18 February 2008
Book Review: The Acid Alkaline Diet for Optimal Health
One of the books on my 'Reading Challenge Progress' shelf over at GoodReads is The Acid Alkaline Diet for Optimal Health, by Christopher Vasey, ND.
I started with a pretty cynical attitude toward this book. I've read too many tomes through the years that promise that fixing one aspect of your health will heal everything, that I just couldn't believe I was reading another one. (The reason I read it is that a good friend's husband recommended it to Drew and he ordered it from Amazon. I also knew that he doesn't have the time to read that I do, so I thought I'd give it a try and at least try to pass on some of the gleanings to him.)

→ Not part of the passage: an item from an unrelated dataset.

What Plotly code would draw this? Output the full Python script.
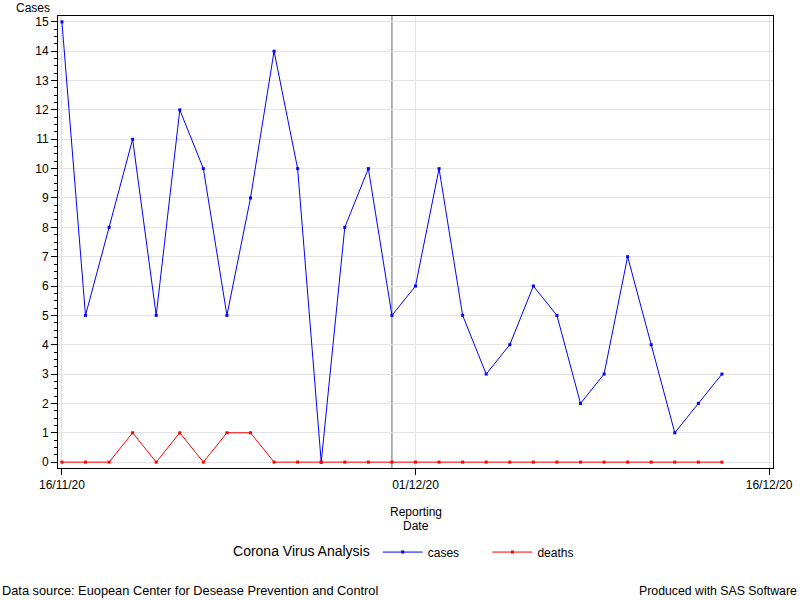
import plotly.graph_objects as go
import pandas as pd

dates = pd.date_range("2020-11-16", "2020-12-14", freq="D")
cases = [15, 5, 8, 11, 5, 12, 10, 5, 9, 14, 10, 0, 8, 10, 5,
         6, 10, 5, 3, 4, 6, 5, 2, 3, 7, 4, 1, 2, 3]
deaths = [0, 0, 0, 1, 0, 1, 0, 1, 1, 0, 0, 0, 0, 0, 0,
          0, 0, 0, 0, 0, 0, 0, 0, 0, 0, 0, 0, 0, 0]
x_tick_vals = ["2020-11-16", "2020-12-01", "2020-12-16"]
x_tick_text = ["16/11/20", "01/12/20", "16/12/20"]
ref_date = "2020-11-30"

FONT = "Liberation Sans, Arial, sans-serif"
NB = "\u00a0"

fig = go.Figure()
fig.add_trace(go.Scatter(
    x=dates, y=cases, name="cases" + NB * 7, mode="lines+markers",
    line=dict(color="#0000ff", width=1),
    marker=dict(symbol="square", size=3, color="#0000ff")))
fig.add_trace(go.Scatter(
    x=dates, y=deaths, name="deaths", mode="lines+markers",
    line=dict(color="#ff0000", width=1),
    marker=dict(symbol="square", size=3, color="#ff0000")))

fig.add_shape(type="line", xref="x", yref="paper",
              x0=ref_date, x1=ref_date, y0=0, y1=1,
              line=dict(color="#5f6873", width=1), layer="below")

fig.update_layout(
    width=800, height=600,
    margin=dict(l=58, r=27, t=16, b=132, autoexpand=False),
    paper_bgcolor="white", plot_bgcolor="white",
    font=dict(family=FONT, size=12, color="black"),
    showlegend=True,
    legend=dict(orientation="h", x=0.242, xanchor="left",
                y=-0.186, yanchor="middle",
                title=dict(text="Corona Virus Analysis", side="left"),
                font=dict(size=12), itemwidth=40),
    xaxis=dict(
        type="date", automargin=False,
        range=["2020-11-15 20:00", "2020-12-16 04:00"],
        tickvals=x_tick_vals, ticktext=x_tick_text,
        ticks="outside", ticklen=6, tickcolor="black",
        showline=True, linecolor="black", linewidth=1, mirror=True,
        showgrid=True, gridcolor="#e3e3e3",
        zeroline=False),
    yaxis=dict(
        range=[-0.2, 15.2], automargin=False,
        tickmode="linear", tick0=0, dtick=1,
        ticks="outside", ticklen=6, tickcolor="black",
        minor=dict(dtick=0.25, ticks="outside", ticklen=3, tickcolor="black", showgrid=False),
        showline=True, linecolor="black", linewidth=1, mirror=True,
        showgrid=True, gridcolor="#e3e3e3",
        zeroline=False),
    annotations=[
        dict(text="Cases", xref="paper", yref="paper",
             x=-0.0615, y=1.0177, xanchor="left", yanchor="middle",
             showarrow=False, font=dict(size=12)),
        dict(text="Reporting", xref="paper", yref="paper",
             x=0.5007, y=-0.0973, xanchor="center", yanchor="middle",
             showarrow=False, font=dict(size=12)),
        dict(text="Date", xref="paper", yref="paper",
             x=0.5007, y=-0.1283, xanchor="center", yanchor="middle",
             showarrow=False, font=dict(size=12)),
        dict(text="Data source: Euopean Center for Desease Prevention and Control",
             xref="paper", yref="paper", x=-0.0811, y=-0.2714,
             xanchor="left", yanchor="middle", showarrow=False, font=dict(size=12.8)),
        dict(text="Produced with SAS Software",
             xref="paper", yref="paper", x=1.037, y=-0.2714,
             xanchor="right", yanchor="middle", showarrow=False, font=dict(size=12.3)),
    ],
)

fig.write_html("out.html", config={"displayModeBar": False},
               post_script="document.body.style.margin='0';")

I read 2/3 of it and then put it aside. I just wasn't that impressed. Then I had a weekend-long, serious bout of acid stomach. I felt as though I were 11 months pregnant with twins. (I suffered much heartburn while in my last trimester of each of my pregnancies, but this felt even worse.) I grabbed the book and began rereading as if my life depended on it. I began making changes immediately. I bought some alkaline supplements at a local health food store and began paying attention to what I was eating, focusing solely on alkaline foods until the volcano subsided. I ate lots of bananas that weekend. Once the acid attack had passed, I continued to apply what I'd learned (I knew even without Vasey's list of symptoms that my system was very acidic and had been for years.) Since then, I've got much more energy…amazingly more energy…so much energy I don't know what to do with myself. Well, okay, I exaggerate a bit. I'm not the energizer bunny, but compared to my past energy levels (pretty much non-existent), I'm impressed with the change. I've also begun to drop a bit of weight. I've been trying for years, but no matter what I do, it just won't come off. It's not much, but the scale is moving in the right direction and my pants feel just a bit looser.
First what I liked about it:
* While at the beginning it reads like the others ('Fix your acid/alkaline balance and all your health worries are finished!'), by the time he gets to the last part, it's clear that Vasey understands that this is only one aspect of health, an important one, but not the only one. Because of this understanding, Vasey recommends other approaches that will work in conjunction with acid alkaline balance to promote health: colon cleansing, pre- and pro-biotics, enzymes, lots of water, and exercise. He doesn't just focus on dietary advice.
* Vasey realizes that we live in a world that requires balance (and not just acid/alkaline balance). For example, most meats have an acidifying effect on the body, but he acknowledges that eliminating meat from the diet means that most of us wouldn't get enough protein and that wouldn't be healthy. He doesn't recommend completely eliminating acidifying foods, simply becoming aware of them and striving for balance.
* In the section about supplements, he gives detailed instructions for alkaline supplementation: how to figure out how much your individual system needs and how to read yourself to know when the deacidification process is complete. He doesn't hand out one-size-fits-all advice about supplementation, which is a breath of fresh air.
What I didn't agree with:
* In the section listing symptoms of a system that is acidic, he lists a common occurrence in women. I know too much about the female reproductive system to buy that this particular thing is a symptom of too much acid.
* I think the book was written in French originally, and some of my occasional difficulty in following his train of thought might have been because of the translation and not because of his original writing.
In summary, I found it interesting. I'm more aware of this aspect of health and am seeing positive changes as I apply myself to the balance explained in the book.